The only death scenario for which there is any solid physical support is oblivion. The mind, the ego, the identity, the memory and everything else that comprises "you" is contained and operated in a physical, bio-electrical brain. After death, that brain first shuts down and then disintegrates. It's a materialist view, I know, but arguments against it centre on things the physical brain supposedly can't do, and without exhaustive analysis are arguments from ignorance.
So take your boyfriend's most troubling scenario and work out the chances: the probability of an identity outliving the human brain outside of all detection, multiplied by the probability of that scenario being the one real one out of infinity. It's like the chances of finding a particular blade of grass if you don't know which country it's in.
That's the thrust of my recommended reassurance. To sum up, if there's an afterlife, you can be confident that it's different from and therefore less scary than his idea of it.
A certain amount of the energy that makes a human being function will certainly end up in other humans after he/she dies. A lot of it is recycled chemically in the soil that claims our bodies, for a start.
Does that count as reincarnation, though? Once that energy leaves your body, it has no memory of who or even what you were. It does not carry any part of what you would think of as your identity (you might suppose it does so invisibly, but then you're getting into the realms of fantasy).Those who come into contact with it will not be contacting "you".
It is a nice thought that our physical remains continue on as part of our larger legacy, and I've actually used that thought to comfort the bereaved. The energy we've used, while it is out there, will not produce any long-term echoes of us that anyone will ever identify. Our memories and identities are much better preserved in photo albums.
Welcome WolfFable. Yeah, I ended up writing a mountain of stuff on NDEs when Maroun took it upon himself to defend them as evidence for God.
The boy you're referring to is James Leininger, who according to the story remembered details of the life of WW2 pilot James Huston, killed over Iwo Jima.
It seems to have become a flagship case for reincarnation, and in the case of the above link the religious are using it to support the existence of God. This is interesting, because reincarnation is not an accepted part of many mainstream religions. The impetus, I sadly suspect, is the New Age industry based around helping people "remember" their past lives.
Here is an excellent skeptical analysis of the case. Highlights:
- The first and only counsellor who saw the poor kid was a believer in reincarnation, who went about recovering the old memories on the immediate assumption that they were there.
- Most versions of the story fail to mention that the boy had been to the Kavanaugh Flight Museum in Dallas a few months before it all started.
- Little James talked about a Corsair, among the more distinctive planes featured at the museum. After investigation, it turned out James Huston was killed in a FM2 Wildcat.
There are other elements of the story which cannot be attacked so readily, but see how much less credible it is when just a few omitted facts are re-integrated into the story?
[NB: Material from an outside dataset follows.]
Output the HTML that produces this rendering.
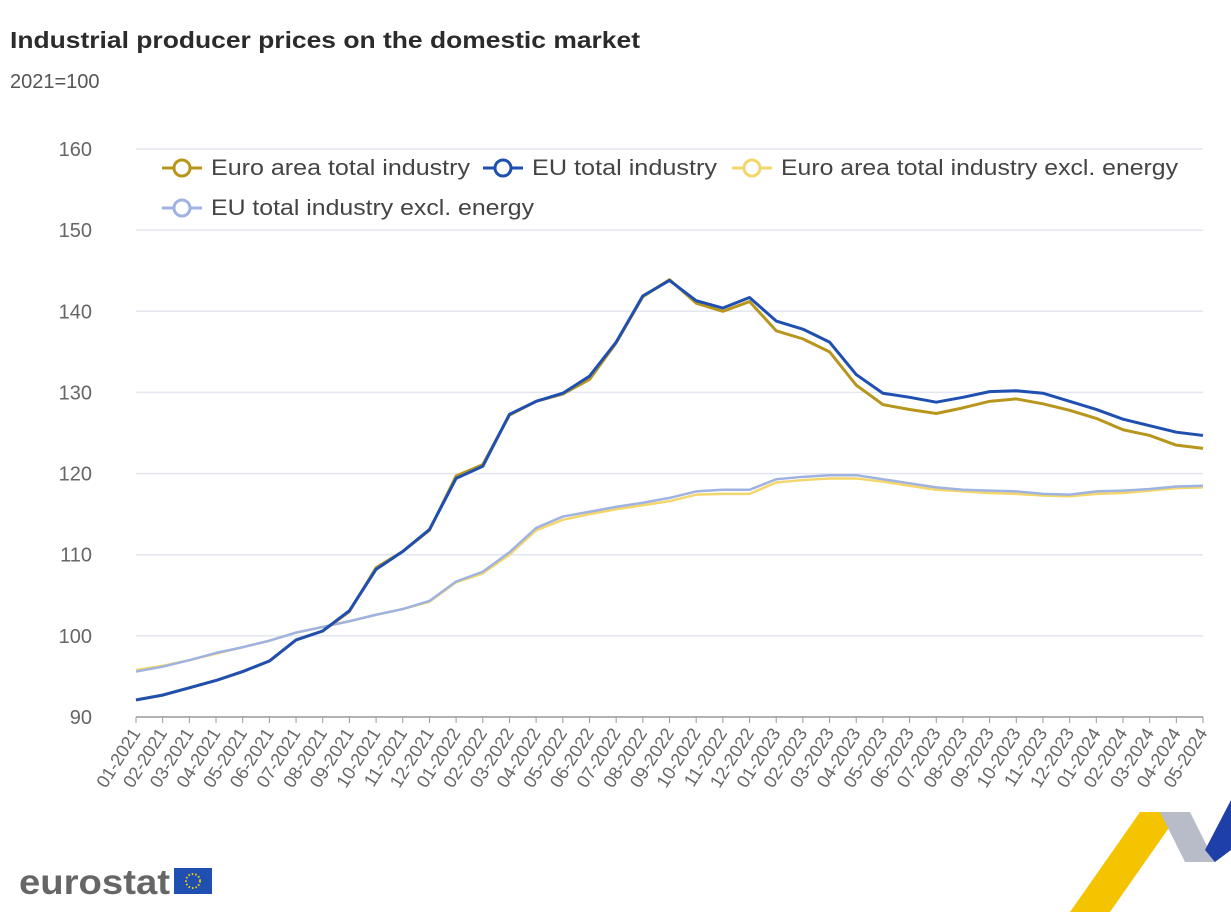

Unfortunately parts of this story will probably get harder to pin down as time goes on, but there's enough so far to suggest that little James Leininger had plenty of earthly inspiration for his initial fixation.
Generally, reincarnation depends on the existence of souls, so you've got to establish those before you can talk about them moving between bodies. There are atheists out there who believe in ghosts, so a few atheists might well buy this concept too. I don't.